The Draw of Dining In

At Dyllan’s Raw Bar Grill, Carlin expected to do more take-out orders than dinner reservations on the day, but the demand turned out to be for the opposite. “The response [for take-out orders] has been good, but the response of people actually coming in and wanting to eat in the restaurant has been even more interesting,” Carlin said. “A good portion of it is tourists who are in the area who have never experienced Thanksgiving before in America. We’ve had several reservations where people have called us up and asked, ‘Are you doing Thanksgiving? If so, we want to come in because we’re from overseas and we want to have a traditional Thanksgiving meal.'”

On Thanksgiving, Carlin expects to send out between 40 to 50 pre-ordered meals, and he estimated that the restaurant will book about 120 dinner reservations.

“We thought it would be more neighborhood-driven, people who are in the area or college kids and their parents coming down to visit because they couldn’t go home, that sort of thing,” Carlin said. “But it’s actually going in a different direction.”

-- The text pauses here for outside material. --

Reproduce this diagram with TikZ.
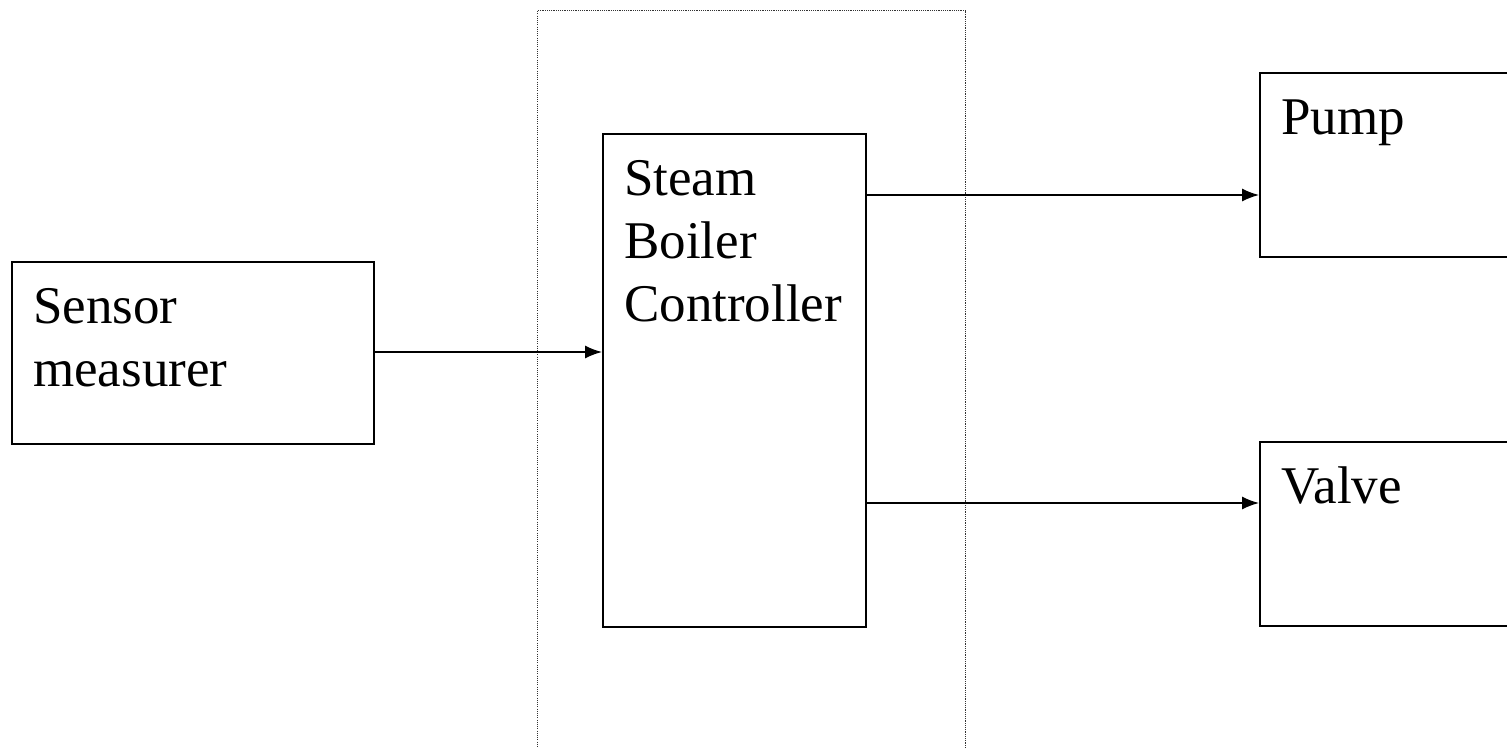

While revenues will be higher on the holiday compared to a normal service, Carlin doesn’t think that he’ll turn more of a profit than usual after accounting for all of the extra operational costs on the day, from the packaging of the to-go orders to the more labor-intensive prep that goes into the meal. The restaurant typically operates with a 6 to 8 percent profit margin, and Carlin expects the day’s profits to fall in a similar range.

Scaling the Dinner

In 2006, Del Frisco’s Restaurant Group experimented with offering a Thanksgiving dinner at its Double Eagle location in midtown Manhattan. The day was a huge success, explained Thomas Dritsas, senior vice president and corporate executive chef at Del Frisco’s. It ended up as the catalyst for the system-wide Thanksgiving dinner that Del Frisco’s runs now between all 37 of the company’s Double Eagle and Grille restaurants.

“As behaviors have changed, a lot of people tend to go out and enjoy each other’s company versus staying in the kitchen and slaving around a stove and then having to clean up everything afterwards,” Dritsas said. “That was the initial conversation. It ended up working out brilliantly.”

A Thanksgiving spread at Del Frisco’s Grille. Del Frisco

Dritsas and his team started sourcing for the dinner six months in advance, scheduled out prep for the meal weeks ahead of time, and rented out extra equipment in the kitchens to prepare all of the food. “Cooking off 75 to 85 to 95 turkeys is no easy feat,” Dritsas laughed.

Some of Del Frisco’s locations book out on the day now, but leadership closely monitors volume in each of the restaurants to make sure they aren’t over-promising on what they can deliver. When scheduling staff for the day, shifts are broken up into smaller chunks of time so that employees aren’t overworked.

“That’s one of the things our CEO is really hesitant about,” Dritsas said. “[Our guests] are putting a lot of faith in us on a special day. We’ve got to be able to deliver on the experience without making them feel like we’re just a business. We’re there to make money, of course, but we’re there to provide an experience that only happens a couple times a year. It’s a memory.”

Del Frisco’s declined to comment on how profitable the day is across its restaurants, but Dritsas said that revenue and cover counts are secondary measures of success behind the quality of each customer’s experience. The team closely monitors every feedback channel that Del Frisco’s is plugged into in order to best gauge how the day went. “Did every guest leave with a memory, and would they have the intent to return?” Dritsas said.

Meeting Expectations

French Meadow Cafe, a decades-old restaurant that’s a staple of the dining scene in Minneapolis, Minnesota, started opening on Thanksgiving seven years ago. The restaurant’s interim executive chef, Beth Fisher, said that the decision to offer a Thanksgiving meal came directly from customer demand. “Lynn [Gordon, founder and owner] was in her restaurant on Thanksgiving, when it was closed, and the phone was ringing off the hook. She was like, ‘This is crazy. Let’s just feed these people!'”

This year, Fisher estimates that the restaurant will do between 400 to 500 covers during the reservations-only dinner, taking place from 1pm to 7pm. Last year, French Meadow tallied 420 dinners served, and this year, the restaurant has two new event spaces that they’ll be opening up for more seating. Fisher also added a ‘Plantsgiving’ meal to the menu to better serve the restaurant’s vegetarian and vegan customers.

Fisher expects to see higher revenues on the day (“Everybody will be ordering entrees, and not everybody orders entrees every day,” she said), although she wasn’t sure if that would translate to higher profits once all the costs were calculated.

“We just want to make sure that everybody was happy, that we didn’t have any complaints, that all the food was hot, that the staff isn’t beat up,” Fisher said. “And that we’re all back at work and happy the next day.”